DIRECTIONS FOR THIS TASK
Select the lines below containing the word "document".

RECORDS FOR THE EXERCISE
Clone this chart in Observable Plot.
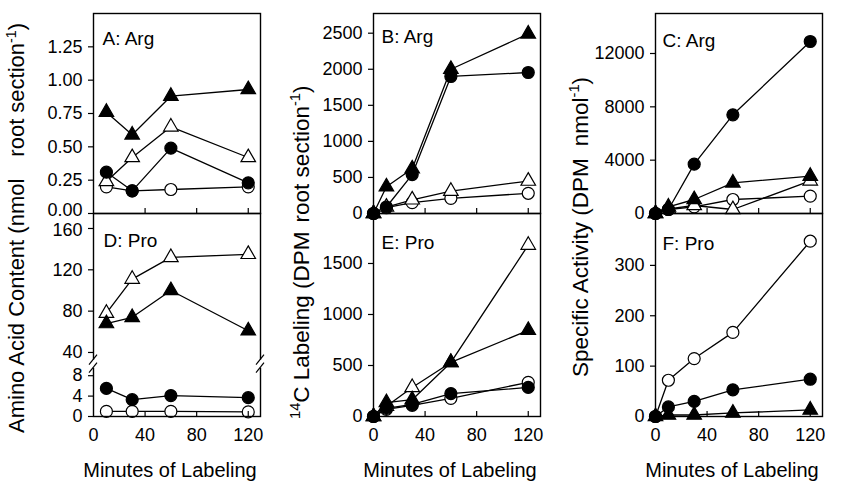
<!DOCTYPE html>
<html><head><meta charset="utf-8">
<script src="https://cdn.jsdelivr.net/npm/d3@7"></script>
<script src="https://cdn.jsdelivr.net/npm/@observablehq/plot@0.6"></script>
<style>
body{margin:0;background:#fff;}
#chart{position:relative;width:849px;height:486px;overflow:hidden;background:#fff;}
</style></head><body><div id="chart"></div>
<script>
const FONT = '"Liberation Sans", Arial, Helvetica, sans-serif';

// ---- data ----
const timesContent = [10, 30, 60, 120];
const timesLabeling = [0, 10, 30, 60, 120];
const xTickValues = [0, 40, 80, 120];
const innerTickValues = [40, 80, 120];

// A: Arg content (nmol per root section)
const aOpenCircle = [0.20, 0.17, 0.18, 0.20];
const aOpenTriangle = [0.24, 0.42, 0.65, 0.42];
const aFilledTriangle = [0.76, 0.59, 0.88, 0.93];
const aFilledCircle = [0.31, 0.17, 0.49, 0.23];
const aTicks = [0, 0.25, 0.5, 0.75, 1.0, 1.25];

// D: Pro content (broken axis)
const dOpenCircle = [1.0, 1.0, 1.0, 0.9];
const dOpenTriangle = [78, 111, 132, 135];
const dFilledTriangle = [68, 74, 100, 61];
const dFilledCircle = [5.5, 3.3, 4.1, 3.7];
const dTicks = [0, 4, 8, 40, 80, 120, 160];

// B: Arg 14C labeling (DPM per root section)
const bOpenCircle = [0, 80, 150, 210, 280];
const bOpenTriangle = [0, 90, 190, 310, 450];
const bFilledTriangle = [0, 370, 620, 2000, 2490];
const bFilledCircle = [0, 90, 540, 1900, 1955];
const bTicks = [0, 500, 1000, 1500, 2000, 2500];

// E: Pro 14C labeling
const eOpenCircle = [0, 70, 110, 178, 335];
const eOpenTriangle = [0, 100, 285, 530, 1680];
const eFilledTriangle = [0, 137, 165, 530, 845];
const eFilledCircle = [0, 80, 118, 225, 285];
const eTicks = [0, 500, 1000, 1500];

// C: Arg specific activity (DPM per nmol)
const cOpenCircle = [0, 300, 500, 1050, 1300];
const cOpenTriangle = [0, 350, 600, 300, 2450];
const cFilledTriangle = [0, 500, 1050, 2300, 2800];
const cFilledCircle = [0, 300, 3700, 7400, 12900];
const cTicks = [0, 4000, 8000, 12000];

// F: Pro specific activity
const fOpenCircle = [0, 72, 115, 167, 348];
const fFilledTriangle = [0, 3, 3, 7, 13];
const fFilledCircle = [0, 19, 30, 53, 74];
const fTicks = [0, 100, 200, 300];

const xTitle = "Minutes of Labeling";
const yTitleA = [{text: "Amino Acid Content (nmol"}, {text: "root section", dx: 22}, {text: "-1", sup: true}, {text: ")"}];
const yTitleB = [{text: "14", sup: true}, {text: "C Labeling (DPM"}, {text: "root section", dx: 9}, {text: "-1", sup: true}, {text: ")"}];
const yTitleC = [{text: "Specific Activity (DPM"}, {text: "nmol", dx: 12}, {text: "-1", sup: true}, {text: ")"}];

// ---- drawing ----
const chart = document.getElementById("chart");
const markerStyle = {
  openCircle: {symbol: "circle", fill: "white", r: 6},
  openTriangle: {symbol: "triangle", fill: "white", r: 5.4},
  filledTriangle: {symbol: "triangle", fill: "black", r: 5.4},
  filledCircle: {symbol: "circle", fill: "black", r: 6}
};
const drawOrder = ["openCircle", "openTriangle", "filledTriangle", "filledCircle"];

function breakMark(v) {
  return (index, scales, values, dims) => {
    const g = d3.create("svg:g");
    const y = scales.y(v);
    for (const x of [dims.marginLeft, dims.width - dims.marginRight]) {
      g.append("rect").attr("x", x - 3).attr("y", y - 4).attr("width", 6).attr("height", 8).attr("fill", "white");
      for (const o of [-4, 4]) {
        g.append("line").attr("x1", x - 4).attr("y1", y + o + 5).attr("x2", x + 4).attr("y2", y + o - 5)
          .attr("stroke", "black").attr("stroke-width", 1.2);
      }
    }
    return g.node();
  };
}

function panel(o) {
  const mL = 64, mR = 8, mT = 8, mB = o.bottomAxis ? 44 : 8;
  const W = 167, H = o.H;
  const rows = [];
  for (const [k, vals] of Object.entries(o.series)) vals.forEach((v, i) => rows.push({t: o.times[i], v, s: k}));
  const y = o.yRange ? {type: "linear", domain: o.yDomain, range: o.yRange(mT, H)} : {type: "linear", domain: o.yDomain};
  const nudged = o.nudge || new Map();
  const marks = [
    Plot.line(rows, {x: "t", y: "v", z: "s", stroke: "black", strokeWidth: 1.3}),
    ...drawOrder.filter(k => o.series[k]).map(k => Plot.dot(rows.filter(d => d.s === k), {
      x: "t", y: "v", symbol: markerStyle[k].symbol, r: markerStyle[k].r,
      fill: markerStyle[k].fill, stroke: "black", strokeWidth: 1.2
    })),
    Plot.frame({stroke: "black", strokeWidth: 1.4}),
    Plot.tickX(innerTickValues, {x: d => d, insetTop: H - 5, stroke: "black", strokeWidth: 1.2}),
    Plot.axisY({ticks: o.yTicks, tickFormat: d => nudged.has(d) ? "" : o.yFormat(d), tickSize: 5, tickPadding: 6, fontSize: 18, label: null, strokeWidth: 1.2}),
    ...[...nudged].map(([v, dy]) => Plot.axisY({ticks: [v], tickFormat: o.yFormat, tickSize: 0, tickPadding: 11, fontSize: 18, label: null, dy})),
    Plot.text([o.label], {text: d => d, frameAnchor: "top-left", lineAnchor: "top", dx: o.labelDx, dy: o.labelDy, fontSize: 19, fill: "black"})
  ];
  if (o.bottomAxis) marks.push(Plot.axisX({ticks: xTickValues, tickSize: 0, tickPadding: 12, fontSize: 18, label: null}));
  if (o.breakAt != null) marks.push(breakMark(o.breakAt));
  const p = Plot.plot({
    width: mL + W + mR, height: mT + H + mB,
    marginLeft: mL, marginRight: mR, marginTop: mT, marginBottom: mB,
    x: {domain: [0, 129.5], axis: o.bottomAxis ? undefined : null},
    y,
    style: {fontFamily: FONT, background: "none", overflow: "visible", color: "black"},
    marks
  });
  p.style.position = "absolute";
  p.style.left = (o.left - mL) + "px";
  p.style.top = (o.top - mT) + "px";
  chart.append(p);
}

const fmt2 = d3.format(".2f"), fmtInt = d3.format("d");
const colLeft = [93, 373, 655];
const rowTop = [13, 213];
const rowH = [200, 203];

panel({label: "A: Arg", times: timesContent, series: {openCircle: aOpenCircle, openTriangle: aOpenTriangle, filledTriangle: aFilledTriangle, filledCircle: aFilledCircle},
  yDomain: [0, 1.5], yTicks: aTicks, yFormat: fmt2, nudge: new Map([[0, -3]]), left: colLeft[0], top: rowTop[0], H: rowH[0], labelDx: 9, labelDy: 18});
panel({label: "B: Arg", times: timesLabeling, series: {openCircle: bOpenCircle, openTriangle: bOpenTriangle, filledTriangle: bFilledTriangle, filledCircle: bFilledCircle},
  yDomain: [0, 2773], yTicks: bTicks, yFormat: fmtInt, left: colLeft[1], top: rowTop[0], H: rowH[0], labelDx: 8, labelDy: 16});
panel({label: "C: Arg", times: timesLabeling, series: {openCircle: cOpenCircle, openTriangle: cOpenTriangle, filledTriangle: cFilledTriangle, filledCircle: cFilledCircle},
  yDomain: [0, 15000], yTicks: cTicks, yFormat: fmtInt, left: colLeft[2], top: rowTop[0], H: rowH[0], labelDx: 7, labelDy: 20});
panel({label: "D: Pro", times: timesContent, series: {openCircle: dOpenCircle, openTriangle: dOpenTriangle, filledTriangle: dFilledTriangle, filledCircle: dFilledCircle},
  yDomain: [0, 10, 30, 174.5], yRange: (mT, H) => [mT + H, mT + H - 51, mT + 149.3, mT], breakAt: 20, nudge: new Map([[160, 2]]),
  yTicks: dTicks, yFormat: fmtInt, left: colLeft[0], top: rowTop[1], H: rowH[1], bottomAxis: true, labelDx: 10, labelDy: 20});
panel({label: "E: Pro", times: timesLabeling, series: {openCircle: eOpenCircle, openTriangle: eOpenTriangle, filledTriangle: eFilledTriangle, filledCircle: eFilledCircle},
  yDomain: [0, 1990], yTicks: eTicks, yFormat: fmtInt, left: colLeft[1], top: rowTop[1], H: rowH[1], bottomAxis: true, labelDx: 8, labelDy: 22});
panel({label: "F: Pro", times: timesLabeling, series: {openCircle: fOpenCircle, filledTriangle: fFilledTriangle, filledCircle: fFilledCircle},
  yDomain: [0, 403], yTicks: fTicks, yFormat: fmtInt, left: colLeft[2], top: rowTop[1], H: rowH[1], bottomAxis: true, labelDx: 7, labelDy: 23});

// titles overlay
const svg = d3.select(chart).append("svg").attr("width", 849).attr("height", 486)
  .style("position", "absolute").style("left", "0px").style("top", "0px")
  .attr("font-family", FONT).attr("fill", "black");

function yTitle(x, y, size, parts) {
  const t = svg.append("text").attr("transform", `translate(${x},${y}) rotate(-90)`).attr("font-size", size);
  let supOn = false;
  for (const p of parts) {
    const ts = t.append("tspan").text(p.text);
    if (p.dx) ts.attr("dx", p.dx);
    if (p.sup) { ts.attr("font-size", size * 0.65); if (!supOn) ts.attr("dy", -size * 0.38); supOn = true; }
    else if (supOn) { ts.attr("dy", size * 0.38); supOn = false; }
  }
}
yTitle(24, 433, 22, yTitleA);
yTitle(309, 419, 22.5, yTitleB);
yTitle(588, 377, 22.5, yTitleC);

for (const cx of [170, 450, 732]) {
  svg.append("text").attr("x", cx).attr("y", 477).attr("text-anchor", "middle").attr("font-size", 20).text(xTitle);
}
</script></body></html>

* * *

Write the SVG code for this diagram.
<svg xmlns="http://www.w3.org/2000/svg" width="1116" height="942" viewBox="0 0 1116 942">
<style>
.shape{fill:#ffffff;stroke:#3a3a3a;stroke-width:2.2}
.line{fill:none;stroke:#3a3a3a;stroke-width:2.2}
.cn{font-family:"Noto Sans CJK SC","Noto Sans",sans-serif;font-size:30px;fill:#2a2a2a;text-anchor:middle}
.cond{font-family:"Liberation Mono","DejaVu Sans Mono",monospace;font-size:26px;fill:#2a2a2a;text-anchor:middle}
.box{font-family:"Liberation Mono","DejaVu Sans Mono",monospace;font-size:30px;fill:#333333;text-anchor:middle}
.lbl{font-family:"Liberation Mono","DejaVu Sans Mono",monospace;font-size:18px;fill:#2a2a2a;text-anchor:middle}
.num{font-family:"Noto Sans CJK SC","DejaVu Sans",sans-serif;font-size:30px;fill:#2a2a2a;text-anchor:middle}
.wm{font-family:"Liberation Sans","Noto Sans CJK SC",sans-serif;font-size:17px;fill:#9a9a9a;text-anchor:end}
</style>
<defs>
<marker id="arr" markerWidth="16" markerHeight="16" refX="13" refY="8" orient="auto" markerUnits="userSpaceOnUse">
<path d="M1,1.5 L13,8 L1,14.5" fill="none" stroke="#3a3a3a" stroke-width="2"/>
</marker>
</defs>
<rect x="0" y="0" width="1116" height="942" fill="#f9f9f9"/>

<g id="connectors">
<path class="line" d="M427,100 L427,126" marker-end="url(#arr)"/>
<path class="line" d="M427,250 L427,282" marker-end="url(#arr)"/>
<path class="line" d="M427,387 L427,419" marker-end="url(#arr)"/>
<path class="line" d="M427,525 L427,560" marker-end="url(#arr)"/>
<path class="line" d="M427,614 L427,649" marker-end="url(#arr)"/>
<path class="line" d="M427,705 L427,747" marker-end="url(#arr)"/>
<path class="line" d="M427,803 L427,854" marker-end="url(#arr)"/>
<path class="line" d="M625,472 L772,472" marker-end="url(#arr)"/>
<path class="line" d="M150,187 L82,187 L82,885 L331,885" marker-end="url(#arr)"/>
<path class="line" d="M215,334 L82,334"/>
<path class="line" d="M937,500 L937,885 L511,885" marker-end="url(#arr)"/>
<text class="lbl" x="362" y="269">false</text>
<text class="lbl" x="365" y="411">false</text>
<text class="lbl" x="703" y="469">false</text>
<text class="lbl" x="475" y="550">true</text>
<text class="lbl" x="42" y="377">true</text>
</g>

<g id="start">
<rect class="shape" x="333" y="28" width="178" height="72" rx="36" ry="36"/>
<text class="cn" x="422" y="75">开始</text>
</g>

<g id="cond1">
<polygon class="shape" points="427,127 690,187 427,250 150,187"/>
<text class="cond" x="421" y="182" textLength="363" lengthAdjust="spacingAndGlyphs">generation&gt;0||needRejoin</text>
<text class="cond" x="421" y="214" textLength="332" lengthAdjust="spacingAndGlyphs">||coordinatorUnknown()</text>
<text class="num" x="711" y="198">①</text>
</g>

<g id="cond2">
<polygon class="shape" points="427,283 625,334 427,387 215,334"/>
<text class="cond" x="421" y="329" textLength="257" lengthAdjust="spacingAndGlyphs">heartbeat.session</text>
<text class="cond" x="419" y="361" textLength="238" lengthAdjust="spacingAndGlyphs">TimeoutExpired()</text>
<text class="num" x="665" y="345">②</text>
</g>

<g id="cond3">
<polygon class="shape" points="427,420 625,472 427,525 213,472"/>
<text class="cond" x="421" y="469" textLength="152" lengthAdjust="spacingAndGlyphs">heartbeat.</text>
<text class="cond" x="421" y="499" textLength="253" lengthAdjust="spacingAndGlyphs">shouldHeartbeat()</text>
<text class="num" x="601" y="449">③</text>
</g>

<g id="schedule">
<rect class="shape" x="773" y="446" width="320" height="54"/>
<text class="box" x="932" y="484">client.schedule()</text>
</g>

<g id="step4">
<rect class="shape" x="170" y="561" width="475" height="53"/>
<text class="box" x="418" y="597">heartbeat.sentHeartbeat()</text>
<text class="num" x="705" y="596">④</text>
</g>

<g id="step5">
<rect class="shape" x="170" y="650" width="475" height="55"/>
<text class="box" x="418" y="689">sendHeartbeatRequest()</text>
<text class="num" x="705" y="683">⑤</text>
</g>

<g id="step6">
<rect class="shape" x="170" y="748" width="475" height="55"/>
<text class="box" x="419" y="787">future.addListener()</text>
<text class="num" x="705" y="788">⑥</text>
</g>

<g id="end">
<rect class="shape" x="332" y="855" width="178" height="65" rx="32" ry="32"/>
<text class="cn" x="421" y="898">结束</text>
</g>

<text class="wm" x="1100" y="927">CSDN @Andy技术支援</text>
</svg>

...

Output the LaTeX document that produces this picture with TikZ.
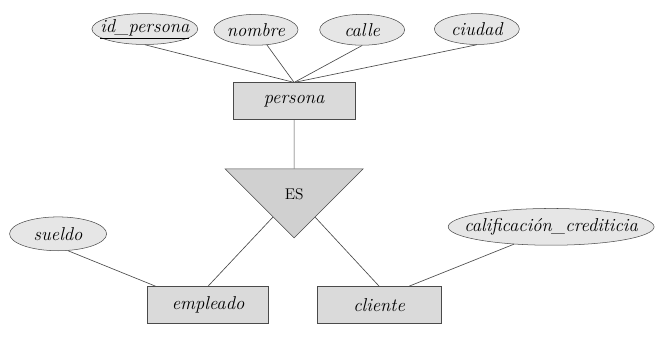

EXPECTED ANSWER
const chart = document.getElementById("chart");
Output the LaTeX document that produces this picture with TikZ.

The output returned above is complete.